Clear referent is one of the fastest ways to make grammar visible in real writing. In English Grammar and Usage, it sits right inside the modifier lessons because many sentence problems are not about spelling or punctuation, they are about making sure every word points to the right thing.

That matters when you revise sentences. If a pronoun could refer to two different nouns, the sentence may technically be grammatical but still fail as communication. The same goes for misplaced and dangling modifiers, which often create weird images because the descriptive phrase lands next to the wrong noun.

You also see this when you analyze why a sentence feels awkward. A clear referent lets you explain the problem in precise grammar terms instead of just saying, "This sounds off." That kind of explanation is useful in quizzes, editing tasks, and sentence-combining exercises, because you can name the exact source of the confusion and fix it efficiently.

A strong grasp of clear referent also improves your own writing. You can choose specific nouns instead of overusing vague pronouns like "it," "this," or "they" when the reference is not obvious. That makes your sentences easier to read in essays, discussion posts, and any assignment where precision matters.

Keep studying English Grammar and Usage Unit 11

How Clear Referent connects across the course

Ambiguity

Ambiguity is the larger problem that clear referents help prevent. A sentence can be ambiguous when more than one noun, action, or meaning fits the wording. Clear referents narrow the reader's choices so the sentence points to one intended meaning instead of leaving the reader to guess.

Modifier

A modifier adds detail, but it has to attach to the right word. Clear referents make modifiers easier to follow because the reader can tell exactly which noun the description belongs to. Without that clarity, even a well-written modifier can seem misplaced or confusing.

Dangling Modifier

Dangling modifiers are one of the most common places where clear referents break down. The modifying phrase has no clear noun to attach to, so the sentence leaves the reader hanging or accidentally suggests the wrong subject. Fixing a dangling modifier usually means naming the actor or noun directly.

Proximity Principle

The Proximity Principle is the idea that related words should stay close together so the connection is easy to see. Clear referents often depend on this rule, especially with modifiers and pronouns. When the target noun is far away, the reader has to work harder to figure out what the sentence means.

Is Clear Referent on the English Grammar and Usage exam?

A quiz question might give you a sentence with a vague pronoun or a misplaced phrase and ask you to revise it for clarity. Your job is to spot what the word is referring to, then rewrite the sentence so the noun is named clearly and the modifier sits next to the right word. In sentence-editing prompts, you may also explain why the original version is confusing, using terms like ambiguity, dangling modifier, or misplaced modifier. If the question comes from a passage, read for every pronoun and ask, "What exact noun does this point to?" The best answer is usually the one that removes guessing, not the one that adds more words.

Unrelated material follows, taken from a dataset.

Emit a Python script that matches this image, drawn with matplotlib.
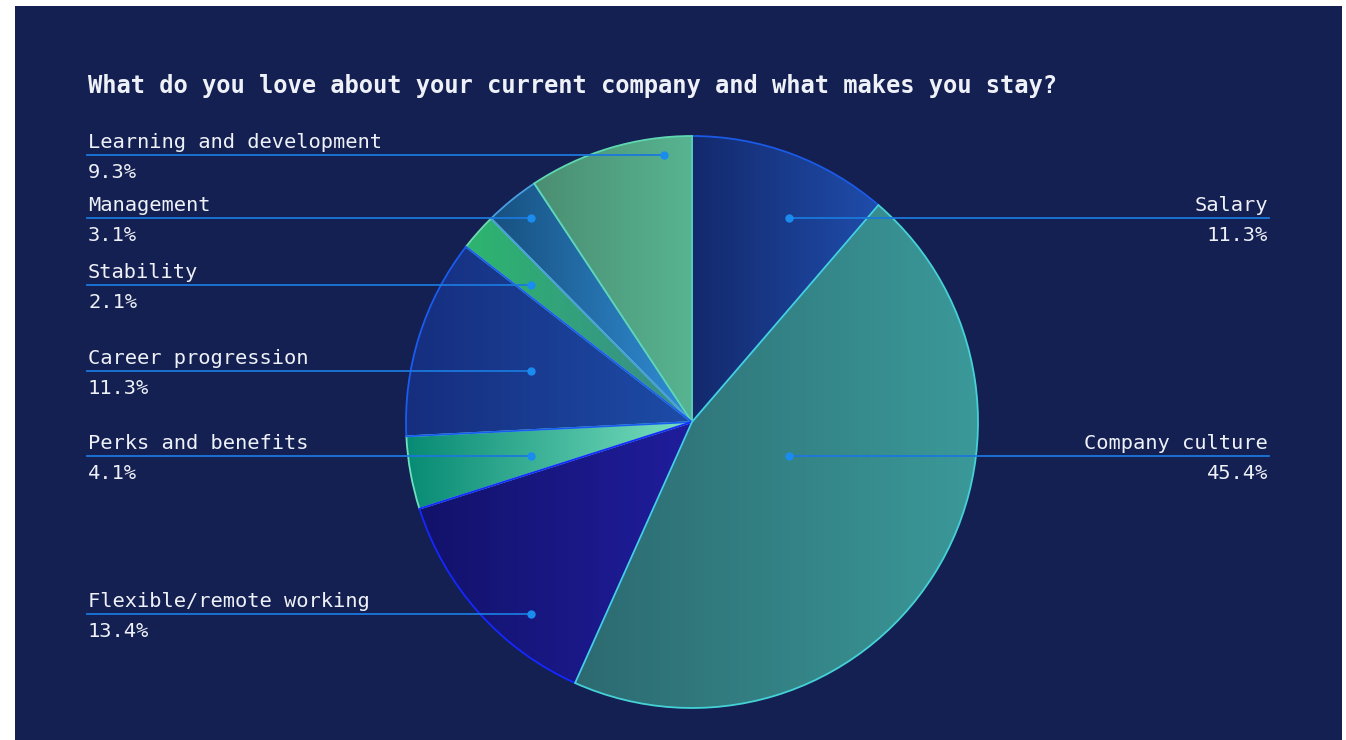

Key things to remember about Clear Referent

  • A clear referent is the specific noun or noun phrase that a word points to without confusion.

  • In English Grammar and Usage, clear referents matter most with pronouns and modifiers.

  • If readers can pause and ask, "What does this refer to?" the sentence probably needs revision.

  • Putting a modifier close to the word it describes usually makes the referent easier to see.

  • Strong writers use clear referents to make sentences precise, readable, and easy to edit.

Frequently asked questions about Clear Referent

What is clear referent in English Grammar and Usage?

A clear referent is the noun or noun phrase a pronoun, modifier, or other referring word points to in a way that is easy to identify. In grammar work, it keeps the sentence from becoming confusing or vague. If the reader can tell right away what the word refers to, the referent is clear.

How do you fix an unclear referent?

Usually by naming the noun directly, moving the modifier closer to the word it describes, or replacing a vague pronoun with a specific noun. The goal is to remove any chance that the reader will choose the wrong meaning. A revision should make the reference obvious on the first read.

Is a clear referent the same as a dangling modifier?

Not exactly, but they are closely connected. A dangling modifier is a sentence error where the modifier has no clear noun to attach to, while a clear referent is the clean target that makes the sentence understandable. Fixing a dangling modifier usually means creating a clear referent.

Why do clear referents matter in writing?

They prevent ambiguity and make your sentences easier to follow. In essays, discussion posts, and editing exercises, unclear references can create accidental meanings or awkward humor. Clear referents make your writing sound more controlled and precise.